3. Mr. Michel's remarks are echoed in numerous other portions of the legislative history. See, e. g., PKPA Joint Hearing 40-41 (statement of Sen. Durenberger); id., at 12 (statement of Sen. Wallop); PKPA: Addendum to Joint Hearing on S. 105 before the Subcommittee on Criminal Justice of the Committee on the Judiciary and the Subcommittee on Child and Human Development of the Committee on Labor and Human Resources, 96th Cong., 2d Sess., 104-105 (1980) (hereinafter Addendum to Joint Hearing) (letter from Assistant Attorney General Patricia Wald to Rep. Peter Rodino).
4. Petitioner argues that determining which of two conflicting custody decrees should be given effect under the PKPA would not require the federal courts to resolve the merits of custody disputes and thus would not offend the longstanding tradition of reserving domestic relations matters to the States. Petitioner contends that the cause of action he champions would require federal courts only to analyze which of two States is given exclusive jurisdiction under a federal statute, a task for which the federal courts are well qualified. We cannot agree with petitioner that making a jurisdictional determination under the PKPA would not involve the federal courts in substantive domestic relations determinations. Under the Act, jurisdiction can turn on the child's "best interest" or on proof that the child has been abandoned or abused. See §§ 1738A (c)(2)(B), (C), and (D). In fact, it would seem that the jurisdictional disputes that are sufficiently complicated as to have provoked conflicting state-court holdings are the most likely to require resolution of these traditional domestic relations inquiries. See Rogers v. Platt, 259 U.S. App. D.C. 154, 162, 814 F.2d 683, 691 (1987). Cf. Cort v. Ash, 422 U.S. 66, 84 (1975) (possibility that implied federal cause of action may in certain instances turn on state-law issues counsels against inferring such an action.)
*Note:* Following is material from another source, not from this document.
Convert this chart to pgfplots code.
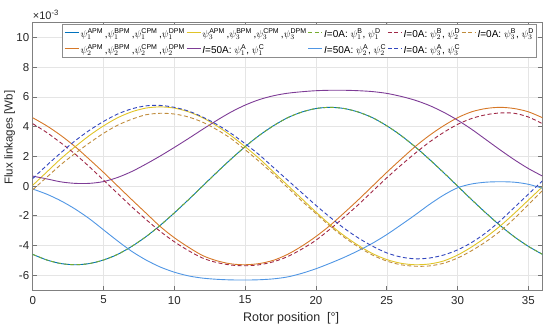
\documentclass[border=0pt]{standalone}
\usepackage{pgfplots}
\pgfplotsset{compat=1.18}
\usepackage{pgfplotstable}
\usepackage{amsmath}
\usepackage{fontspec}
\setmainfont{Liberation Sans}
\definecolor{c1}{rgb}{0,0.447,0.741}
\definecolor{c2}{RGB}{214,120,40}
\definecolor{c3}{RGB}{224,196,40}
\definecolor{c4}{RGB}{126,60,150}
\definecolor{c5}{rgb}{0.466,0.674,0.188}
\definecolor{c6}{RGB}{80,150,228}
\definecolor{c7}{RGB}{160,40,70}
\definecolor{c8}{RGB}{50,70,190}
\definecolor{c9}{RGB}{192,140,60}
\newcommand{\lst}{\rule[-5pt]{0pt}{15.5pt}}
\pgfplotstableread{
x A O Y P L R B D
0 -4.60 4.60 0.05 0.67 -0.20 4.20 0.50 -0.25
1 -4.98 4.05 0.95 0.48 -0.55 3.60 1.40 0.60
2 -5.22 3.40 1.85 0.28 -1.00 2.90 2.25 1.45
3 -5.30 2.65 2.65 0.18 -1.55 2.15 3.05 2.20
4 -5.22 1.80 3.40 0.18 -2.20 1.30 3.75 2.90
5 -4.98 0.92 4.05 0.30 -2.95 0.40 4.35 3.55
6 -4.60 0.00 4.60 0.58 -3.70 -0.50 4.85 4.10
7 -4.06 -0.92 5.00 0.98 -4.40 -1.40 5.20 4.50
8 -3.41 -1.82 5.25 1.48 -4.98 -2.25 5.40 4.80
9 -2.65 -2.72 5.33 2.02 -5.45 -3.05 5.43 4.90
10 -1.81 -3.48 5.25 2.60 -5.80 -3.75 5.30 4.85
11 -0.92 -4.12 5.00 3.20 -6.05 -4.35 5.05 4.65
12 0.00 -4.68 4.60 3.82 -6.20 -4.85 4.65 4.30
13 0.92 -5.03 4.05 4.42 -6.28 -5.15 4.15 3.80
14 1.81 -5.24 3.40 4.98 -6.32 -5.32 3.55 3.20
15 2.65 -5.30 2.65 5.45 -6.33 -5.37 2.85 2.45
16 3.41 -5.22 1.85 5.82 -6.31 -5.30 2.10 1.65
17 4.06 -5.00 0.95 6.08 -6.25 -5.10 1.25 0.80
18 4.60 -4.60 0.05 6.25 -6.12 -4.75 0.40 -0.10
19 4.98 -4.05 -0.85 6.35 -5.88 -4.25 -0.45 -1.00
20 5.22 -3.40 -1.75 6.42 -5.57 -3.65 -1.30 -1.85
21 5.30 -2.65 -2.60 6.45 -5.20 -2.90 -2.10 -2.70
22 5.22 -1.80 -3.35 6.45 -4.80 -2.10 -2.85 -3.45
23 4.98 -0.92 -4.00 6.42 -4.35 -1.25 -3.50 -4.10
24 4.60 0.00 -4.55 6.36 -3.85 -0.35 -4.05 -4.65
25 4.06 0.92 -4.95 6.24 -3.27 0.55 -4.50 -5.05
26 3.41 1.80 -5.20 6.04 -2.62 1.40 -4.78 -5.30
27 2.65 2.65 -5.30 5.78 -1.95 2.20 -4.90 -5.40
28 1.81 3.40 -5.25 5.43 -1.25 2.95 -4.85 -5.38
29 0.92 4.05 -5.05 4.98 -0.62 3.60 -4.65 -5.20
30 0.00 4.60 -4.65 4.44 -0.12 4.15 -4.30 -4.85
31 -0.92 5.00 -4.10 3.82 0.14 4.55 -3.80 -4.35
32 -1.81 5.22 -3.45 3.13 0.26 4.80 -3.15 -3.75
33 -2.65 5.30 -2.70 2.44 0.29 4.92 -2.35 -3.05
34 -3.41 5.22 -1.85 1.78 0.26 4.90 -1.45 -2.20
35 -4.06 5.00 -0.95 1.18 0.12 4.65 -0.55 -1.25
36 -4.60 4.60 -0.05 0.67 -0.15 4.20 0.35 -0.30
}\flux
\begin{document}
\begin{tikzpicture}
\path[use as bounding box] (-32.7pt,-46pt) rectangle (517.3pt,290pt);
\begin{axis}[
  at={(0pt,0pt)}, anchor=south west, scale only axis,
  width=509.8pt, height=267.3pt,
  xmin=0, xmax=36, ymin=-7, ymax=11,
  xtick={0,5,...,35}, ytick={-6,-4,...,10},
  grid=major, major grid style={color=black!10, line width=0.4pt},
  axis line style={black!50, line width=0.5pt},
  tick style={black!55, line width=0.5pt}, tick align=inside,
  major tick length=4pt,
  /pgf/number format/assume math mode=true,
  ticklabel style={font=\fontsize{11.5}{13}\selectfont, text=black!85},
  xticklabel style={yshift=-2.5pt},
  xlabel={Rotor position~~[°]},
  ylabel={Flux linkages [Wb]},
  label style={text=black!85},
  xlabel style={font=\fontsize{12.5}{14}\selectfont, at={(axis description cs:0.507,-0.105)}, anchor=center},
  ylabel style={font=\fontsize{11.5}{13}\selectfont, at={(axis description cs:-0.045,0.57)}, anchor=center},
  legend columns=2, transpose legend,
  legend cell align=left,
  legend style={at={(rel axis cs:0.989,0.995)}, anchor=north east,
    draw=black!45, fill=white, line width=0.5pt,
    font=\fontsize{10}{11}\selectfont, inner xsep=2pt, inner ysep=0.5pt,
    nodes={inner xsep=0.6pt},
    /tikz/every even column/.append style={column sep=0.5pt},
    /tikz/every odd column/.append style={column sep=0.8pt}},
  legend image code/.code={\draw[#1, line width=1pt] (0pt,0pt) -- (14pt,0pt);},
  every axis plot/.append style={line width=0.9pt, smooth, tension=0.5},
  clip=true,
]
\addplot[c1] table[x=x,y=A] {\flux};
\addlegendentry{\lst$\psi_1^{\text{APM}}$\,,$\psi_1^{\text{BPM}}$\,,$\psi_1^{\text{CPM}}$\,,$\psi_1^{\text{DPM}}$}
\addplot[c2] table[x=x,y=O] {\flux};
\addlegendentry{\lst$\psi_2^{\text{APM}}$\,,$\psi_2^{\text{BPM}}$\,,$\psi_2^{\text{CPM}}$\,,$\psi_2^{\text{DPM}}$}
\addplot[c3] table[x=x,y=Y] {\flux};
\addlegendentry{\lst$\psi_3^{\text{APM}}$\,,$\psi_3^{\text{BPM}}$\,,$\psi_3^{\text{CPM}}$\,,$\psi_3^{\text{DPM}}$}
\addplot[c4] table[x=x,y=P] {\flux};
\addlegendentry{\lst\textit{I}=50A: $\psi_1^{\text{A}}$, $\psi_1^{\text{C}}$}
\addplot[c5, dash pattern=on 4pt off 2.5pt] table[x=x,y=A] {\flux};
\addlegendentry{\lst\textit{I}=0A: $\psi_1^{\text{B}}$, $\psi_1^{\text{D}}$}
\addplot[c6] table[x=x,y=L] {\flux};
\addlegendentry{\lst\textit{I}=50A: $\psi_2^{\text{A}}$, $\psi_2^{\text{C}}$}
\addplot[c7, dash pattern=on 4pt off 2.5pt] table[x=x,y=R] {\flux};
\addlegendentry{\lst\textit{I}=0A: $\psi_2^{\text{B}}$, $\psi_2^{\text{D}}$}
\addplot[c8, dash pattern=on 4pt off 2.5pt] table[x=x,y=B] {\flux};
\addlegendentry{\lst\textit{I}=0A: $\psi_3^{\text{A}}$, $\psi_3^{\text{C}}$}
\addplot[c9, dash pattern=on 4pt off 2.5pt] table[x=x,y=D] {\flux};
\addlegendentry{\lst\textit{I}=0A: $\psi_3^{\text{B}}$, $\psi_3^{\text{D}}$}
\end{axis}
\node[anchor=south west, font=\fontsize{11}{13}\selectfont, text=black!85, inner sep=0pt] at (0pt,270pt) {×10\textsuperscript{-3}};
\end{tikzpicture}
\end{document}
5. Moreover, petitioner's argument serves to underscore the extraordinary nature of the cause of action he urges us to infer. Petitioner essentially asks that federal district courts exercise appellate review of state-court judgments. This is an unusual cause of action for Congress to grant, either expressly or by implication. Petitioner's proposal is all the more remarkable in the present case, in which he seeks to have a Federal District Court in California enjoin enforcement of a Louisiana state-court judgment before the intermediate and highest appellate courts of Louisiana even have had an opportunity to review that judgment.